Exiles Forum

Lisburn, Co. Antrim, Northern Ireland




Early flowers are the backbone

EARLY flowering shrubs are the backbone of any garden or mixed border at this time of year.

Camellias, Forsythia, Ribes, Viburnum tinus and the magnificent early flowering cherry Prunus Autumnalis create spectacular displays in many gardens throughout the country. For scent the evergreen Mahonia x Media charity is unrivalled and the seductive scent of the Daphne Mezerium are bound to excite any passer-by.

Magnolia Stellata is one of the first magnolias to flower and is literally covered in little white star like flowers - a truly magnificent sight, provided we don't get a night's frost which will reduce the white star lit tree to an unsightly burnt looking mess.

Hedera or evergreen ivy makes an excellent hardy self-clinging plant for covering untidy walls, chimney-breasts and fences or as a ground cover plant.

Green leafed varieties are very shade tolerant and will survive under drought conditions. They are an ideal plant for a northfacing wall.

Variegated Ivy prefers more light although it may suffer from wind and frost damage but will recover in spring. Grow variegated Ivy in a sunny sheltered position.

Ivy may be pruned to remove damaged untidy growth and to control the overall height or spread of the plant.
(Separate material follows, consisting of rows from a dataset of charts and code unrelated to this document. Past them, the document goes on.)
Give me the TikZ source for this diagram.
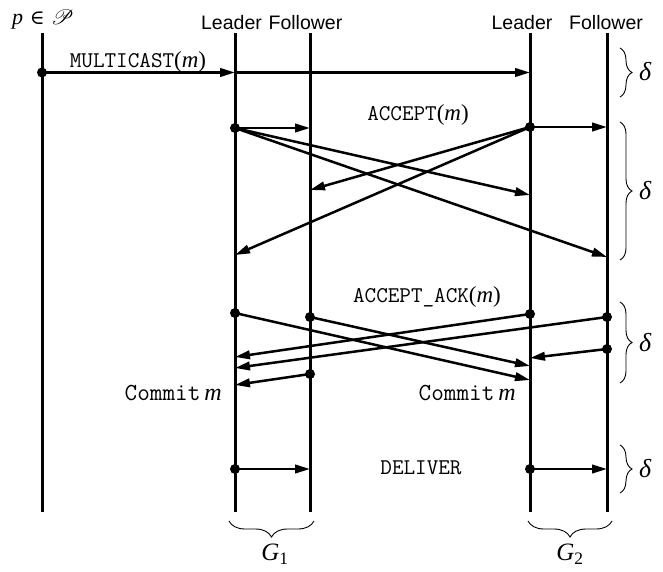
\documentclass[tikz,border=0pt]{standalone}
\usepackage{mathrsfs}
\usepackage{fontspec}
\newfontfamily\hv{Liberation Sans}
\newfontfamily\cou{Latin Modern Mono}
\newfontfamily\tms{Liberation Serif}
\newfontfamily\djs{DejaVu Serif}
\usetikzlibrary{arrows.meta,decorations.pathreplacing}
\tikzset{
 life/.style={line width=3pt},
 msg/.style={line width=2.5pt,-{Triangle[length=15pt,width=8.5pt]}},
 dotc/.style={fill=black},
 hdr/.style={font=\hv\fontsize{19.5}{22}\selectfont, anchor=base, inner sep=0pt},
 lbl/.style={font=\cou\fontsize{22.5}{24}\selectfont, anchor=base, inner sep=0pt},
 cmt/.style={font=\cou\fontsize{24.5}{26}\selectfont, anchor=base east, inner sep=0pt},
 brc/.style={decorate, decoration={brace, amplitude=12pt}, line width=0.9pt},
 bbrc/.style={decorate, decoration={brace, amplitude=16pt}, line width=0.9pt},
 dlt/.style={font=\tms\itshape\fontsize{26}{28}\selectfont, anchor=west, inner sep=0pt},
 glbl/.style={font=\tms\fontsize{25}{27}\selectfont, inner sep=0pt},
}
\newcommand\mpar{{\fontsize{23}{25}\selectfont\tms(\textit{m})}}
\begin{document}
\begin{tikzpicture}[x=1pt,y=-1pt]
\useasboundingbox (0,0) rectangle (663,572);
% lifelines
\foreach \n/\x in {P/42,La/235,Fa/310,Lb/530,Fb/607} {
  \coordinate (\n t) at (\x,33);
  \coordinate (\n b) at (\x,512);
  \draw[life] (\n t) -- (\n b);
}
% headers
\node[anchor=base, inner sep=0pt, font=\fontsize{22}{24}\selectfont] (hp) at (43,25) {{\tms\textit{p}} {\djs\fontsize{20}{22}\selectfont ∈} $\mathscr{P}$};
\node[hdr] (hla) at (231.5,30) {Leader};
\node[hdr] (hfa) at (305.5,30) {Follower};
\node[hdr] (hlb) at (522,30) {Leader};
\node[hdr] (hfb) at (606,30) {Follower};
% multicast
\coordinate (m0) at (42,72.5);
\coordinate (m1) at (235,72.5);
\coordinate (m2) at (530,72.5);
\fill[dotc] (m0) circle (5pt);
\draw[msg] (m0) -- (m1);
\draw[msg] (m1) -- (m2);
\node[lbl] (tmc) at (138,68) {MULTICAST\mpar};
% accept
\coordinate (a1) at (235,128);
\coordinate (a2) at (530,127);
\coordinate (a1f) at (310,128);
\coordinate (a1l) at (530,195);
\coordinate (a1g) at (607,257);
\coordinate (a2f) at (607,127);
\coordinate (a2g) at (310,190);
\coordinate (a2l) at (235,255);
\fill[dotc] (a1) circle (5pt);
\fill[dotc] (a2) circle (5pt);
\draw[msg] (a1) -- (a1f);
\draw[msg] (a1) -- (a1l);
\draw[msg] (a1) -- (a1g);
\draw[msg] (a2) -- (a2f);
\draw[msg] (a2) -- (a2g);
\draw[msg] (a2) -- (a2l);
\node[lbl] (tac) at (418,121) {ACCEPT\mpar};
% accept_ack
\coordinate (k1) at (235,313);
\coordinate (k2) at (310,317);
\coordinate (k3) at (530,314);
\coordinate (k4) at (607,317);
\coordinate (k5) at (607,349);
\coordinate (k6) at (310,374);
\coordinate (e1) at (530,380);
\coordinate (e2) at (530,366);
\coordinate (e3) at (235,357);
\coordinate (e4) at (235,368);
\coordinate (e5) at (530,358);
\coordinate (e6) at (235,385);
\foreach \k in {k1,k2,k3,k4,k5,k6} {\fill[dotc] (\k) circle (5pt);}
\draw[msg] (k1) -- (e1);
\draw[msg] (k2) -- (e2);
\draw[msg] (k3) -- (e3);
\draw[msg] (k4) -- (e4);
\draw[msg] (k5) -- (e5);
\draw[msg] (k6) -- (e6);
\node[lbl] (tak) at (427,302) {ACCEPT\_ACK\mpar};
\node[cmt] (c1) at (222,400) {Commit\,{\tms\fontsize{24}{26}\selectfont\textit{m}}};
\node[cmt] (c2) at (516,400) {Commit\,{\tms\fontsize{24}{26}\selectfont\textit{m}}};
% deliver
\coordinate (d1) at (235,469);
\coordinate (d2) at (530,469);
\coordinate (d1f) at (310,469);
\coordinate (d2f) at (607,469);
\fill[dotc] (d1) circle (5pt);
\fill[dotc] (d2) circle (5pt);
\draw[msg] (d1) -- (d1f);
\draw[msg] (d2) -- (d2f);
\node[lbl] (tdl) at (421,474) {DELIVER};
% right braces
\coordinate (b1t) at (620,48);  \coordinate (b1b) at (620,97);
\coordinate (b2t) at (620,122); \coordinate (b2b) at (620,260);
\coordinate (b3t) at (620,302); \coordinate (b3b) at (620,383);
\coordinate (b4t) at (620,445); \coordinate (b4b) at (620,493);
\draw[brc] (b1t) -- (b1b);
\draw[brc] (b2t) -- (b2b);
\draw[brc] (b3t) -- (b3b);
\draw[brc] (b4t) -- (b4b);
\node[dlt] (dl1) at (639,72) {δ};
\node[dlt] (dl2) at (639,191) {δ};
\node[dlt] (dl3) at (639,343) {δ};
\node[dlt] (dl4) at (639,469) {δ};
% bottom braces
\coordinate (g1r) at (314,521); \coordinate (g1l) at (229,521);
\coordinate (g2r) at (612,521); \coordinate (g2l) at (528,521);
\draw[bbrc] (g1r) -- (g1l);
\draw[bbrc] (g2r) -- (g2l);
\node[glbl] (G1) at (275,554) {\textit{G}\textsubscript{1}};
\node[glbl] (G2) at (570,554) {\textit{G}\textsubscript{2}};
\end{tikzpicture}
\end{document}
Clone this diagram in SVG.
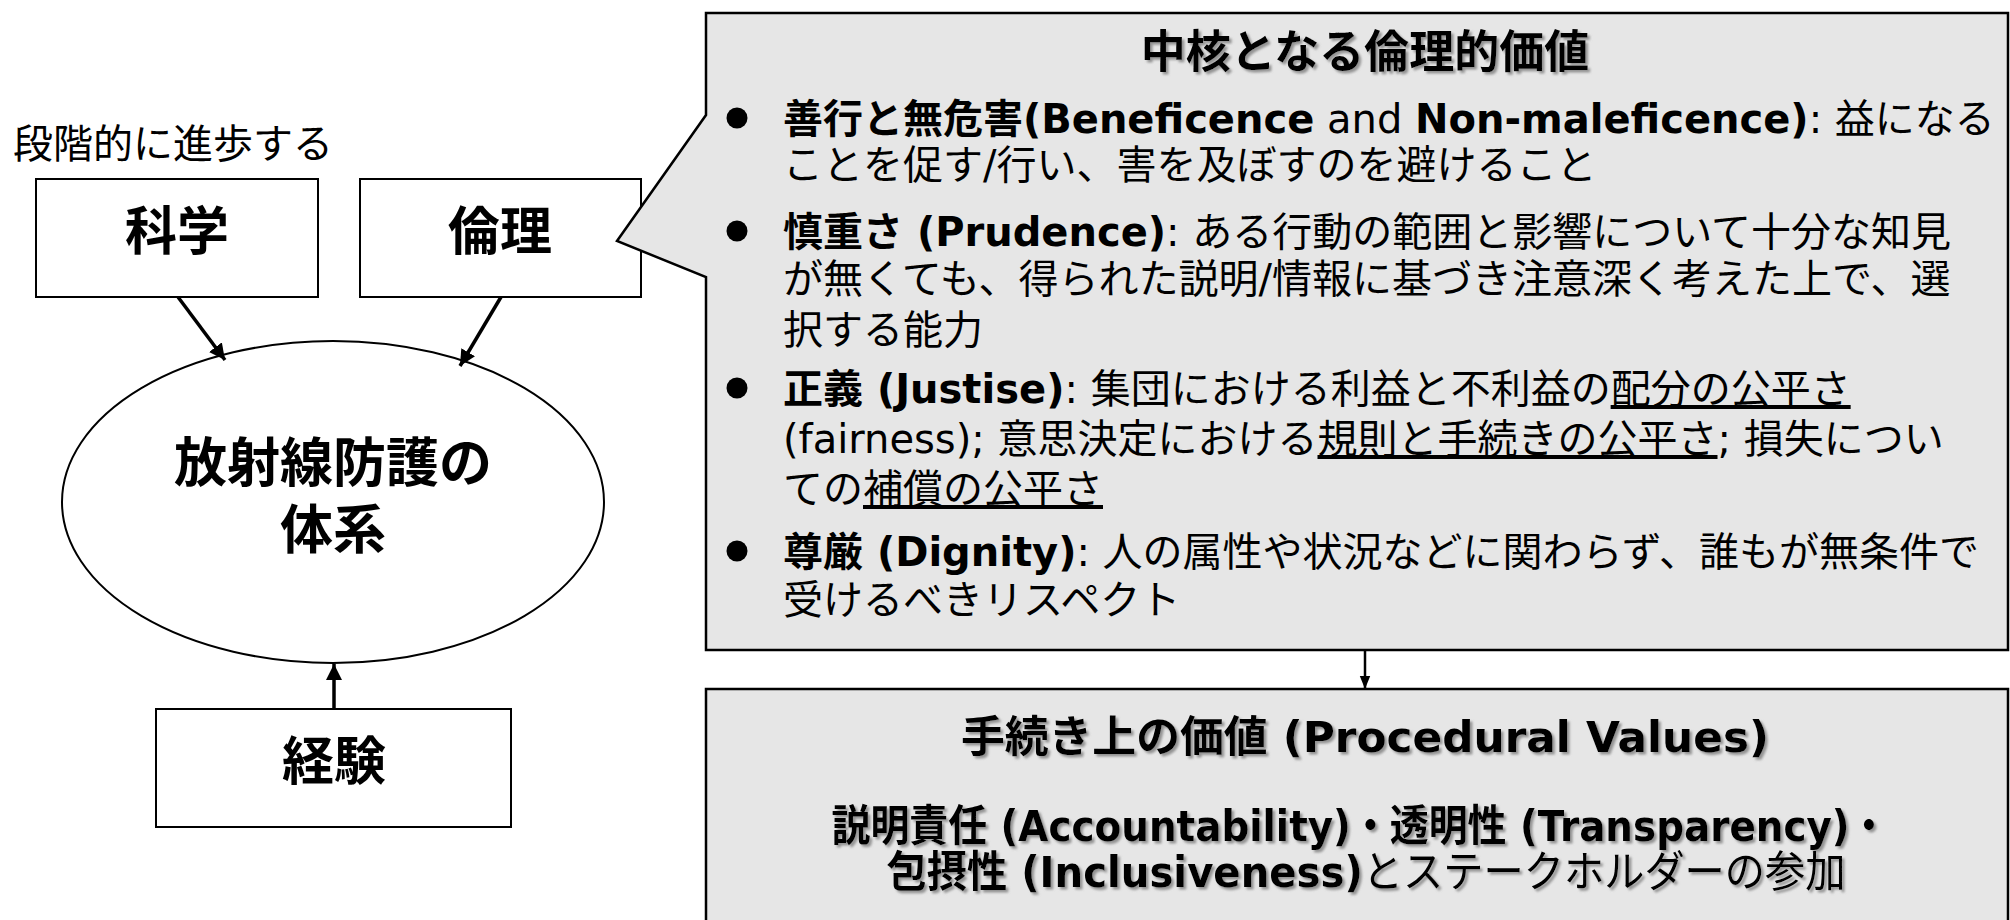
<svg xmlns="http://www.w3.org/2000/svg" width="2010" height="920" viewBox="0 0 2010 920">
<defs>
<style>
.box{fill:#ffffff;stroke:#000000;stroke-width:2}
.panel{fill:#e6e6e6;stroke:#000000;stroke-width:2.5}
.big{font-family:"Noto Sans CJK JP",sans-serif;font-weight:700;fill:#000000}
.body{font-family:"DejaVu Sans","Noto Sans CJK JP",sans-serif;font-size:40px;fill:#000000}
.b{font-weight:700}
.u{text-decoration:underline}
.title{font-family:"Noto Sans CJK JP",sans-serif;font-weight:700;font-size:45px;fill:#000000}
.ptitle{font-family:"DejaVu Sans","Noto Sans CJK JP",sans-serif;font-size:43px;fill:#000000}
.conn{stroke:#000000;fill:none}
.dot{fill:#000000}
</style>
<filter id="shadow" filterUnits="userSpaceOnUse" x="0" y="0" width="2010" height="920">
<feDropShadow dx="2.5" dy="2.5" stdDeviation="1.2" flood-color="#7f7f7f" flood-opacity="0.8"/>
</filter>
<marker id="ah" viewBox="0 0 10 10" refX="10" refY="5" markerWidth="16" markerHeight="16" markerUnits="userSpaceOnUse" orient="auto">
<path d="M0,0 L10,5 L0,10 Z" fill="#000000"/>
</marker>
<marker id="ah2" viewBox="0 0 10 10" refX="10" refY="5" markerWidth="13" markerHeight="13" markerUnits="userSpaceOnUse" orient="auto">
<path d="M0,1 L10,5 L0,9 Z" fill="#000000"/>
</marker>
</defs>
<rect width="2010" height="920" fill="#ffffff"/>

<g id="label-progress">
<text x="13" y="158" font-family="'Noto Sans CJK JP',sans-serif" font-size="40" fill="#000000">段階的に進歩する</text>
</g>

<g id="node-science">
<rect class="box" x="36" y="179" width="282" height="118"/>
<text class="big" x="177" y="250" font-size="52" text-anchor="middle">科学</text>
</g>

<g id="node-ethics">
<rect class="box" x="360" y="179" width="281" height="118"/>
<text class="big" x="500" y="250" font-size="52" text-anchor="middle">倫理</text>
</g>

<g id="node-system">
<ellipse class="box" cx="333" cy="502" rx="271" ry="161"/>
<text class="big" font-size="53" text-anchor="middle"><tspan x="333" y="482">放射線防護の</tspan><tspan x="333" y="549">体系</tspan></text>
</g>

<g id="node-experience">
<rect class="box" x="156" y="709" width="355" height="118"/>
<text class="big" x="334" y="780" font-size="52" text-anchor="middle">経験</text>
</g>

<g id="node-core-values">
<path class="panel" d="M706,13 H2008 V650 H706 V277 L617,241 L706,115 Z"/>
<text class="title" x="1365" y="68" text-anchor="middle" filter="url(#shadow)">中核となる倫理的価値</text>
<circle class="dot" cx="737" cy="118" r="10.5"/>
<circle class="dot" cx="737" cy="231" r="10.5"/>
<circle class="dot" cx="737" cy="388" r="10.5"/>
<circle class="dot" cx="737" cy="551" r="10.5"/>
<text class="body" x="783" y="133"><tspan class="b">善行と無危害(Beneficence</tspan> and <tspan class="b">Non-maleficence)</tspan>: 益になる</text>
<text class="body" x="783" y="179">ことを促す/行い、害を及ぼすのを避けること</text>
<text class="body" x="783" y="246"><tspan class="b">慎重さ (Prudence)</tspan>: ある行動の範囲と影響について十分な知見</text>
<text class="body" x="783" y="293">が無くても、得られた説明/情報に基づき注意深く考えた上で、選</text>
<text class="body" x="783" y="344">択する能力</text>
<text class="body" x="783" y="403"><tspan class="b">正義 (Justise)</tspan>: 集団における利益と不利益の<tspan class="u">配分の公平さ</tspan></text>
<text class="body" x="783" y="453">(fairness); 意思決定における<tspan class="u">規則と手続きの公平さ</tspan>; 損失につい</text>
<text class="body" x="783" y="503">ての<tspan class="u">補償の公平さ</tspan></text>
<text class="body" x="783" y="566"><tspan class="b">尊厳 (Dignity)</tspan>: 人の属性や状況などに関わらず、誰もが無条件で</text>
<text class="body" x="783" y="614">受けるべきリスペクト</text>
</g>

<g id="node-procedural">
<rect class="panel" x="706" y="689" width="1302" height="240"/>
<g filter="url(#shadow)">
<text class="ptitle b" x="1365" y="752" font-size="47" text-anchor="middle" textLength="808" lengthAdjust="spacingAndGlyphs">手続き上の価値 (Procedural Values)</text>
<text class="ptitle b" x="1360" y="841" text-anchor="middle" textLength="1057" lengthAdjust="spacingAndGlyphs">説明責任 (Accountability)・透明性 (Transparency)・</text>
<text class="ptitle" x="1366" y="887" text-anchor="middle" textLength="959" lengthAdjust="spacingAndGlyphs"><tspan class="b">包摂性 (Inclusiveness)</tspan>とステークホルダーの参加</text>
</g>
</g>

<g id="connectors">
<line class="conn" x1="178" y1="297" x2="225" y2="360" stroke-width="3.5" marker-end="url(#ah)"/>
<line class="conn" x1="501" y1="297" x2="460" y2="366" stroke-width="3.5" marker-end="url(#ah)"/>
<line class="conn" x1="334" y1="709" x2="334" y2="664" stroke-width="3.5" marker-end="url(#ah)"/>
<line class="conn" x1="1365" y1="650" x2="1365" y2="689" stroke-width="2.5" marker-end="url(#ah2)"/>
</g>
</svg>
Propagate by softwood cuttings or layering in late summer.

Small yellow/green flowers appear in autumn soon to be followed by black fruits.

Hedera Caneriernis, Colchica Sulphur Heart, Gold Heart and Buttercup will make excellent climbing or groundcover plants providing all year round colour and interest.

This is your last chance this week to finish pruning roses. Do not be afraid to prune fairly hard, even if the leaves have started to develop on the branches you remove. The idea is to encourage vigorous growth from low down the plant, as this will carry the main flush of flower this year.

Hygiene is very important. Be sure to clear away every scrap of rose pruning, leaves, stems etc, composting or burning them.